Knowing the fitness and motivation of our girls was too high not to capitalize on, we organized a time trial that ended up having each distance from 100 to 3200. Every single performance was fantastic, because the girls took seriously their chance on the track, with beautiful weather and their teammates present in-person. One of our distance runners, sophomore Haley Rieckelman, ran 13:01 for 3200 last week so I decided to pace her under 13:00 with this chance we had. (Note: Haley's goal was to run 12:59.99 but we all had bigger hopes for her. She ended up running 12:47.) Even with clouds of uncertainty over our head, the sun was still bright and our team's attitude was positive and constructive. This practice still gave so much hope for our program, for what still may lay ahead.
Finally, as the girls departed from the training room after practice one-by-one, we stepped both feet forward into a new phase of run-logging and encouraging over email and by word of mouth. This becomes a true test of the inner drive of our athletes (and test of the values we as coaches have imbued), without the accountability of our 3:20pm meeting every day and the countless other bodies pushing themselves as well. When, and not if, we return, I know there will be countless stories that make me, as a coach, beyond proud of what our crew did while out of sight. I am encouraged by what I already have heard, particularly our girls' plans to text and meet regularly despite the long distances between houses since the Saint Ignatius student body is non-boundaried.
When not if, we return.
This is a period of eclipse right now. Dark and difficult to see what surrounds us and what lay ahead. There is a collective sadness in response to the absence of sports and community now from our lives, but I have witnessed therefore a collective desire for unity and hope as well. This article is meant to feed into that desire for hope, and recognition of the bright corona around the edge of the blotted sun, a reminder of the brightness that is inevitable in due time.

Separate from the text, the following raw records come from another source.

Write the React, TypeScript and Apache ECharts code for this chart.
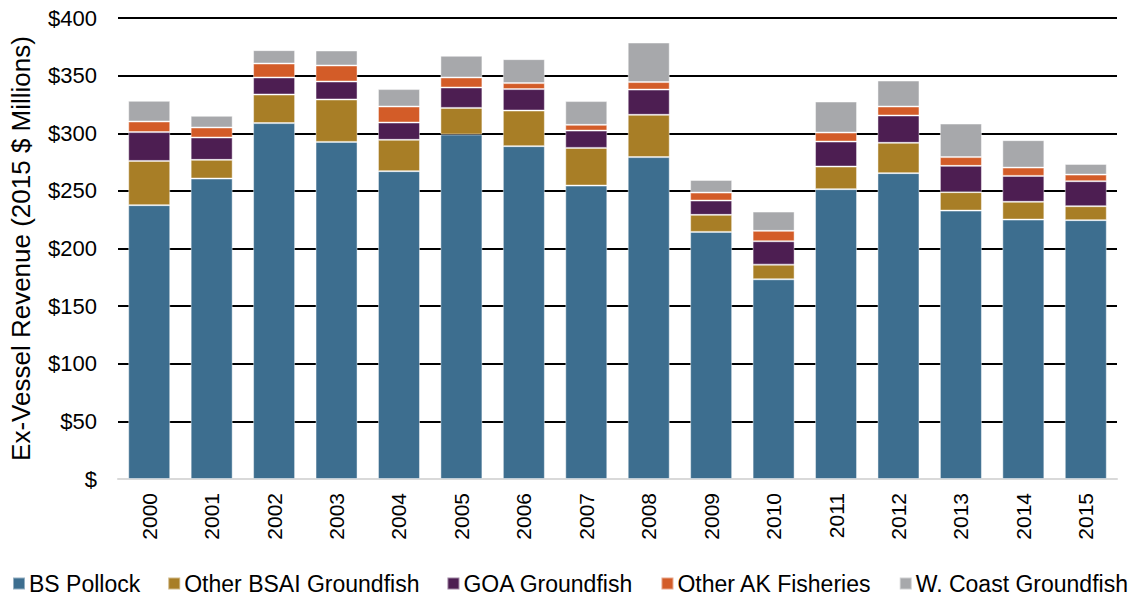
import React, { useEffect, useRef } from "react";
import * as echarts from "echarts";

const years = ["2000","2001","2002","2003","2004","2005","2006","2007","2008","2009","2010","2011","2012","2013","2014","2015"];
const bsPollock = [237.6, 260.7, 308.8, 292.5, 267.1, 298.9, 288.8, 254.6, 279.3, 214.4, 173.3, 251.5, 265.4, 232.9, 225.1, 224.6];
const otherBsai = [38.4, 16.2, 24.8, 36.8, 27.2, 23.1, 30.9, 32.7, 36.7, 14.8, 12.7, 19.6, 26.3, 16.0, 15.4, 12.1];
const goaGroundfish = [25.0, 19.4, 14.8, 15.6, 15.0, 17.7, 18.6, 15.0, 21.9, 12.4, 20.3, 21.7, 23.7, 22.8, 22.5, 21.7];
const otherAk = [9.2, 8.7, 12.1, 13.9, 13.9, 8.7, 5.2, 5.0, 6.5, 6.9, 9.0, 7.8, 7.8, 7.6, 7.2, 5.7];
const wCoast = [17.9, 10.1, 11.6, 13.0, 15.1, 18.8, 20.8, 20.6, 34.3, 11.0, 16.7, 26.9, 22.5, 29.1, 23.8, 9.3];
const yTicks = [0, 50, 100, 150, 200, 250, 300, 350, 400];

const seriesDefs = [
  { name: "BS Pollock", data: bsPollock, color: "#3d6e8f" },
  { name: "Other BSAI Groundfish", data: otherBsai, color: "#a87e26" },
  { name: "GOA Groundfish", data: goaGroundfish, color: "#4d1e52" },
  { name: "Other AK Fisheries", data: otherAk, color: "#d35c28" },
  { name: "W. Coast Groundfish", data: wCoast, color: "#a7a8ab" },
];

export default function App() {
  const ref = useRef<HTMLDivElement>(null);
  useEffect(() => {
    if (!ref.current) return;
    const chart = echarts.init(ref.current, undefined, { renderer: "svg" });
    const font = "'Liberation Sans', Arial, sans-serif";
    chart.setOption({
      animation: false,
      textStyle: { fontFamily: font },
      grid: { left: 118, right: 16, top: 18, bottom: 119, containLabel: false },
      legend: {
        left: 12,
        top: 572,
        padding: 0,
        itemWidth: 12,
        itemHeight: 12,
        itemGap: 27,
        icon: "rect",
        textStyle: { fontSize: 23, color: "#000", fontFamily: font, padding: [0, 0, 0, -1] },
        data: seriesDefs.map((s) => s.name),
      },
      xAxis: {
        type: "category",
        data: years,
        axisLine: { show: true, lineStyle: { color: "#d9d9d9", width: 2 } },
        axisTick: { show: false },
        axisLabel: { rotate: 90, fontSize: 21, color: "#000", margin: 14, fontFamily: font },
      },
      yAxis: {
        type: "value",
        min: yTicks[0],
        max: yTicks[yTicks.length - 1],
        interval: 50,
        name: "Ex-Vessel Revenue (2015 $ Millions)",
        nameLocation: "middle",
        nameGap: 84,
        nameTextStyle: { fontSize: 26, color: "#000", fontFamily: font },
        axisLine: { show: false },
        axisTick: { show: false },
        axisLabel: {
          fontSize: 22,
          color: "#000",
          margin: 21,
          fontFamily: font,
          formatter: (v: number) => (v === 0 ? "$" : "$" + v),
        },
        splitLine: { show: true, showMinLine: false, lineStyle: { color: "#000", width: 2 } },
      },
      series: seriesDefs.map((s) => ({
        name: s.name,
        type: "bar",
        stack: "total",
        barWidth: 42,
        data: s.data,
        itemStyle: { color: s.color, borderColor: "rgba(255,255,255,0.45)", borderWidth: 1 },
      })),
    });
    return () => chart.dispose();
  }, []);
  return <div ref={ref} style={{ width: 1133, height: 598, position: "absolute", left: 0, top: 0 }} />;
}
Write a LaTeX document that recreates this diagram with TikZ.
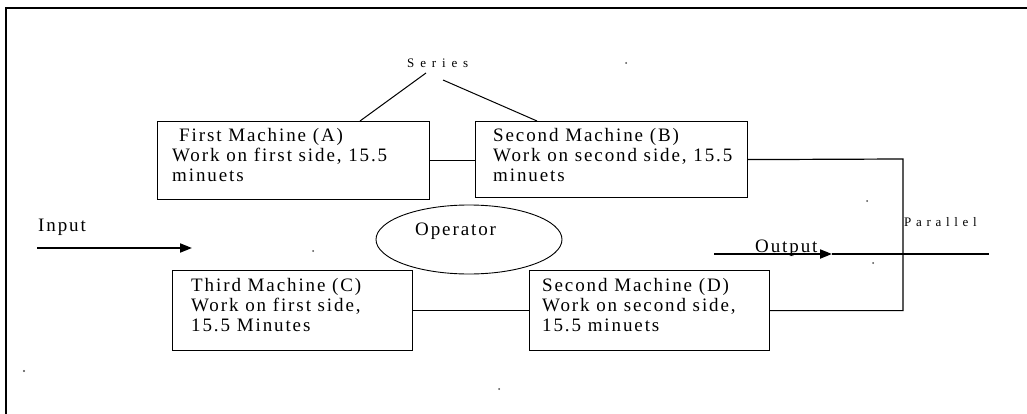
\documentclass[tikz,border=0pt]{standalone}
\usepackage{fontspec}
\setmainfont{Liberation Serif}
\usetikzlibrary{arrows.meta,shapes.geometric,calc}
\tikzset{
  box/.style={draw, line width=1.2pt, rectangle, inner sep=0pt, anchor=north west},
  txt/.style={anchor=base west, align=left, inner sep=0pt, font=\fontsize{19}{20}\selectfont\addfontfeature{LetterSpace=10}},
  tiny/.style={anchor=base west, inner sep=0pt},
  conn/.style={line width=1.2pt},
  bigarrow/.style={line width=2pt, -{Triangle[length=12pt,width=9pt]}},
  straydot/.style={fill=black!70, draw=none},
}
\begin{document}
\begin{tikzpicture}[x=1pt,y=-1pt]
\useasboundingbox (0,0) rectangle (1027,414);
% frame (top and left)
\draw[line width=2pt] (6,414) -- (6,8) -- (1027,8);

% boxes
\node[box, minimum width=272pt, minimum height=78pt] (A) at (157,121) {};
\node[box, minimum width=272pt, minimum height=76pt] (B) at (475,121) {};
\node[box, minimum width=240pt, minimum height=80pt] (C) at (172,270) {};
\node[box, minimum width=240pt, minimum height=80pt] (D) at (529,270) {};

% box texts (anchored at the baseline of the last line)
\node[txt] (At) at (172,182) {\hspace{7pt}First Machine (A)\\Work on first side, 15.5\\minuets};
\node[txt] (Bt) at (493,182) {Second Machine (B)\\Work on second side, 15.5\\minuets};
\node[txt] (Ct) at (191,331) {Third Machine (C)\\Work on first side,\\15.5 Minutes};
\node[txt] (Dt) at (542,331) {Second Machine (D)\\Work on second side,\\15.5 minuets};

% operator ellipse
\node[draw, ellipse, line width=0.9pt, minimum width=186pt, minimum height=69pt, inner sep=0pt] (O) at (469,239.5) {};
\node[txt] (Ot) at (415,235) {Operator};

% series label and lines
\node[tiny, font=\fontsize{13}{13}\selectfont\addfontfeature{LetterSpace=45}] (S) at (407,68) {Series};
\coordinate (S1) at (426,73);
\coordinate (S2) at (443,80);
\coordinate (A1) at (360,121);
\coordinate (B1) at (537,121);
\draw[line width=1pt] (S1) -- (A1);
\draw[line width=1pt] (S2) -- (B1);

% connectors
\draw[conn] (A.east) -- (A.east -| B.west);
\draw[conn] (C.east) -- (D.west);
\coordinate (R) at (903,159);
\draw[conn] (B.east) -- (R) |- (D.east);

% parallel label
\node[tiny, font=\fontsize{13}{13}\selectfont\addfontfeature{LetterSpace=36}] (P) at (904,226) {Parallel};

% input
\node[txt] (In) at (38,231) {Input};
\coordinate (I1) at (37,248);
\coordinate (I2) at (192,248);
\draw[bigarrow] (I1) -- (I2);

% output
\node[txt] (Out) at (755,252) {Output};
\coordinate (O1) at (714,254);
\coordinate (O2) at (832,254);
\coordinate (O3) at (989,254);
\draw[bigarrow] (O1) -- (O2);
\draw[line width=1.2pt] (O2) -- (O3);

% stray dots
\fill[straydot] (626,63) circle (1pt);
\fill[straydot] (867,201) circle (1pt);
\fill[straydot] (873,263) circle (1pt);
\fill[straydot] (313,251) circle (1pt);
\fill[straydot] (24,371) circle (1.2pt);
\fill[straydot] (499,389) circle (1pt);
\end{tikzpicture}
\end{document}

Every cancellation and every headline further constricting life this week was another hit to the heart for everyone in our country. Every league cancellation, meet cancellation, school cancellation. Losing sports as our ability to cope with tragedy is a shot to the hopes of those who lean on sports in these times. But for every cancellation, there will be a re-opening. In soon enough time, there will be a stream of tweets of reschedulings, re-openings, first guns, first pitches. There will be an abundance of symbolic returns to normalcy all over the country, when we get that first school day and first practice in, when that first meet begins and ends, the work that we put in during this time period will be all worthwhile. In no less simple terms, I am incredibly excited for the springtime that returns sports and therefore an outlet for our passions and dreams once again, with the newfound realization that every competition and practice we get is a gift.
Even in the name Coronavirus, we can find the hope of our situation, because the darkness of the eclipse does not happen without the brightness of our sun's corona, evidence that the sun will shine brightly as it did before, proof that feeling the sun's warmth the second time around is even more special now that we have felt the cold. Our meantime responsibility to protect ourselves and our loved ones who are at high-risk during this time of the pandemic. But I believe, as a coach, there is plenty on the other side of this eclipse to push us forward.
There will be so many magical moments, even if it does not feel that way now. Getting to the other side indeed will feel so, so, sweet. And you can bet that we will see you there.